Christians now are entering a moment of extreme peril but also momentous significance and real hope. The peril is that the disintegrative forces at work in our aggressively liberal-capitalist system will squeeze out the last vestiges of Christianity along with the antiquated social forms to which they cling, absorbing the churches into left-wing or right-wing chaplaincies.
The significant opportunity of this moment, however, is for a genuine purification and unification—a realignment of the Christian remnant from the ruins of the church. The present peril may, pray God, foment the emergence of an orthodox public witness and self-disciplined practice of Christian faith and life. In that case a numerically smaller but healthier Christianity will emerge. Having given up the idol of institutional clout and abandoned the sick dynamics of ambulance-chasing on behalf of a funeral society, such a new Christianity will become ironically more influential culturally in returning to prophetic and evangelical missiology; it will rediscover worship in and as trinitarian doxology as well. It will still conduct funerals, of course, but as the anticipation of the Pauline “redemption of our bodies.”
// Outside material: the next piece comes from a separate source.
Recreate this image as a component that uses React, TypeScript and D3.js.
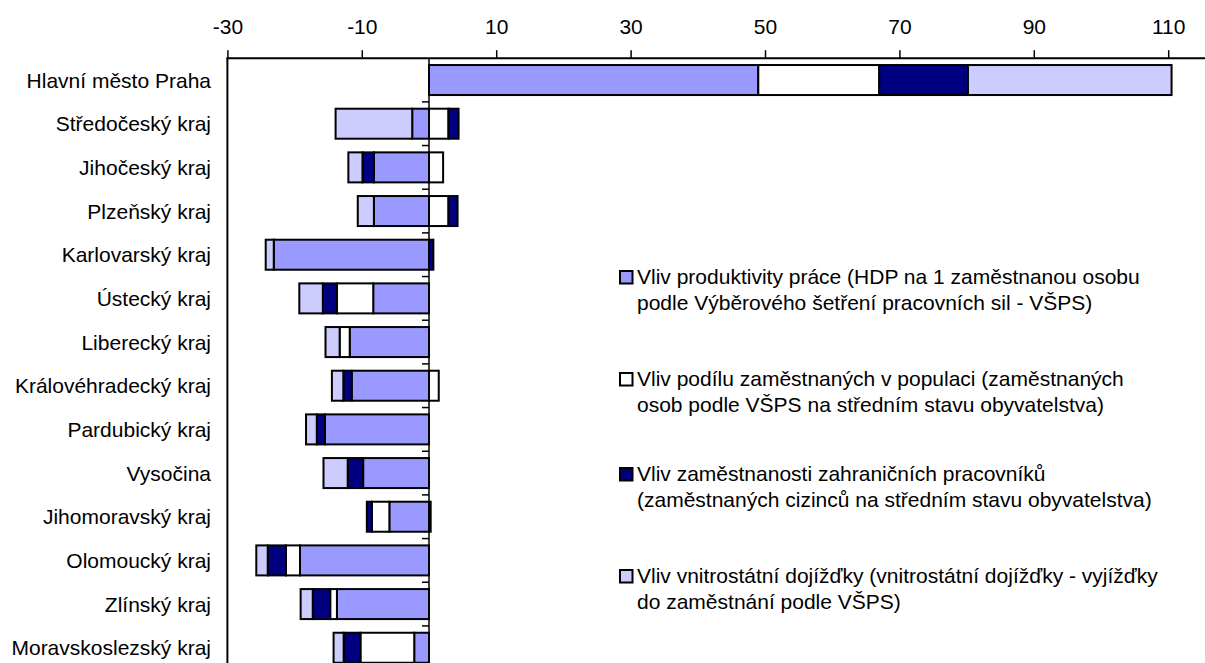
import React, { useEffect, useRef } from "react";
import * as d3 from "d3";

const regions = [
  "Hlavní město Praha",
  "Středočeský kraj",
  "Jihočeský kraj",
  "Plzeňský kraj",
  "Karlovarský kraj",
  "Ústecký kraj",
  "Liberecký kraj",
  "Královéhradecký kraj",
  "Pardubický kraj",
  "Vysočina",
  "Jihomoravský kraj",
  "Olomoucký kraj",
  "Zlínský kraj",
  "Moravskoslezský kraj",
];

// series values, same order as regions
const productivity = [49.0, -2.5, -8.2, -8.2, -23.1, -8.3, -11.8, -11.5, -15.5, -9.8, -5.9, -19.2, -13.7, -2.2];
const employmentShare = [18.0, 2.9, 2.1, 2.9, 0, -5.4, -1.5, 1.45, 0, 0, -2.6, -2.1, -1.0, -8.0];
const foreignWorkers = [13.2, 1.5, -1.7, 1.35, 0.65, -2.1, 0, -1.25, -1.2, -2.3, -0.75, -2.7, -2.6, -2.5];
const commuting = [30.3, -11.4, -2.1, -2.4, -1.2, -3.5, -2.1, -1.7, -1.6, -3.6, 0.25, -1.7, -1.8, -1.5];

const seriesKeys = ["prod", "share", "foreign", "commute"];
const seriesColors = ["#9999FF", "#FFFFFF", "#000080", "#CCCCFF"];
const legendLabels = [
  ["Vliv produktivity práce (HDP na 1 zaměstnanou osobu", "podle Výběrového šetření pracovních sil - VŠPS)"],
  ["Vliv podílu zaměstnaných v populaci (zaměstnaných", "osob podle VŠPS na středním stavu obyvatelstva)"],
  ["Vliv zaměstnanosti zahraničních pracovníků", "(zaměstnaných cizinců na středním stavu obyvatelstva)"],
  ["Vliv vnitrostátní dojížďky (vnitrostátní dojížďky - vyjížďky", "do zaměstnání podle VŠPS)"],
];
const tickValues = [-30, -10, 10, 30, 50, 70, 90, 110];

const W = 1205;
const H = 663;
const FONT = "'Liberation Sans', Arial, sans-serif";
const FS = 21;

const App: React.FC = () => {
  const svgRef = useRef<SVGSVGElement | null>(null);

  useEffect(() => {
    const svg = d3.select(svgRef.current);
    svg.selectAll("*").remove();

    const plotLeft = 227.4;
    const plotTop = 58.2;
    const step = 43.67;

    const x = d3.scaleLinear().domain([-30, 110]).range([plotLeft, 1168.2]);
    const y = d3
      .scaleBand()
      .domain(regions)
      .range([plotTop, plotTop + step * regions.length])
      .paddingInner(0.313)
      .paddingOuter(0.1565);

    const rows = regions.map((r, i) => ({
      region: r,
      prod: productivity[i],
      share: employmentShare[i],
      foreign: foreignWorkers[i],
      commute: commuting[i],
    }));

    const stacked = d3
      .stack<any>()
      .keys(seriesKeys)
      .offset(d3.stackOffsetDiverging)(rows);

    // plot area left border
    svg
      .append("line")
      .attr("x1", plotLeft)
      .attr("x2", plotLeft)
      .attr("y1", plotTop)
      .attr("y2", H + 20)
      .attr("stroke", "#000")
      .attr("stroke-width", 2);

    // bars
    svg
      .append("g")
      .selectAll("g")
      .data(stacked)
      .join("g")
      .attr("fill", (_, i) => seriesColors[i])
      .selectAll("rect")
      .data((s) => s.filter((d) => d[1] - d[0] !== 0))
      .join("rect")
      .attr("x", (d) => x(Math.min(d[0], d[1])))
      .attr("width", (d) => Math.abs(x(d[1]) - x(d[0])))
      .attr("y", (d) => y(d.data.region) || 0)
      .attr("height", y.bandwidth())
      .attr("stroke", "#000")
      .attr("stroke-width", 2);

    // zero axis with ticks between categories
    svg
      .append("line")
      .attr("x1", x(0))
      .attr("x2", x(0))
      .attr("y1", plotTop)
      .attr("y2", H + 20)
      .attr("stroke", "#000")
      .attr("stroke-width", 1.5);
    svg
      .append("g")
      .selectAll("line")
      .data(d3.range(1, regions.length))
      .join("line")
      .attr("x1", x(0) - 7)
      .attr("x2", x(0))
      .attr("y1", (k) => plotTop + k * y.step())
      .attr("y2", (k) => plotTop + k * y.step())
      .attr("stroke", "#000")
      .attr("stroke-width", 1.5);

    // top value axis
    const axis = svg
      .append("g")
      .attr("transform", `translate(0,${plotTop})`)
      .call(
        d3
          .axisTop(x)
          .tickValues(tickValues)
          .tickFormat((d) => String(d))
          .tickSize(8)
          .tickSizeOuter(0)
          .tickPadding(16)
      );
    axis.select(".domain").remove();
    axis.selectAll(".tick line").attr("stroke", "#000").attr("stroke-width", 1.5);
    axis
      .selectAll(".tick text")
      .attr("font-family", FONT)
      .attr("font-size", FS)
      .attr("fill", "#000");
    svg
      .append("line")
      .attr("x1", plotLeft - 1)
      .attr("x2", W)
      .attr("y1", plotTop)
      .attr("y2", plotTop)
      .attr("stroke", "#000")
      .attr("stroke-width", 2);

    // category labels
    svg
      .append("g")
      .selectAll("text")
      .data(regions)
      .join("text")
      .attr("x", 211)
      .attr("y", (d) => (y(d) || 0) + y.bandwidth() / 2 + 7.5)
      .attr("text-anchor", "end")
      .attr("font-family", FONT)
      .attr("font-size", FS)
      .attr("fill", "#000")
      .text((d) => d);

    // legend
    const legendTops = [271, 373, 468, 570];
    const lg = svg
      .append("g")
      .selectAll("g")
      .data(legendLabels)
      .join("g")
      .attr("transform", (_, i) => `translate(620,${legendTops[i]})`);
    lg.append("rect")
      .attr("width", 12.5)
      .attr("height", 12.5)
      .attr("fill", (_, i) => seriesColors[i])
      .attr("stroke", "#000")
      .attr("stroke-width", 2);
    lg.each(function (lines) {
      const g = d3.select(this);
      lines.forEach((t, j) => {
        g.append("text")
          .attr("x", 17)
          .attr("y", 13 + j * 25.5)
          .attr("font-family", FONT)
          .attr("font-size", FS)
          .attr("fill", "#000")
          .text(t);
      });
    });
  }, []);

  return (
    <svg
      ref={svgRef}
      width={W}
      height={H}
      style={{ position: "absolute", left: 0, top: 0, background: "#fff", overflow: "hidden" }}
    />
  );
};

export default App;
Paul R. Hinlicky is the Tise Professor of Lutheran Theology at Roanoke College in Salem, Virginia.
Clarification
What he's getting at
This is on a parallel with the antinomian policies of the current polity of the ELCA. In 2 Peter 1:20-21 we are reminded that interpretation of Scripture is not God's intent. Of course, no two people read Scripture exactly alike, but changing that Scripture to suit our personal needs has no place in true Christian life.
Caught in Between
wow
And so ....?
So what would you as a pastor or should congregations do differently? How would I know, walking into a congregation some Sunday morning, that this is not a "funeral society," but an ekklesia that is engaged in the missio Dei? In simple English, please -- not theologicalese that only members of an educated club can understand.
In simple English...
Not only is that simple English, it is plain English. By the way, why do Lutheran congregations pay comparatively big dollars for seminary educated pastors who diss theology and academic standards every chance they get, when they probably haven't cracked a serious book since they graduated?
Per the last comment
In my current parish, I have been delighted by the hunger for knowledge (of both biblical studies and the Christian tradition) displayed by both regular and casual attendees of worship/Bible study. Such knowledge, like medical knowledge, is best mediated not only in "layman's terms" but also in the carefully crafted and nuanced terms of theological study - or "theologicalese," if one prefers.
Just as with science, tax law, etc., non-theologians can learn and benefit from theological jargon provided they are given compelling reasons as to why they should. The latter is, in my opinion, one of the primary teaching functions of the pastor.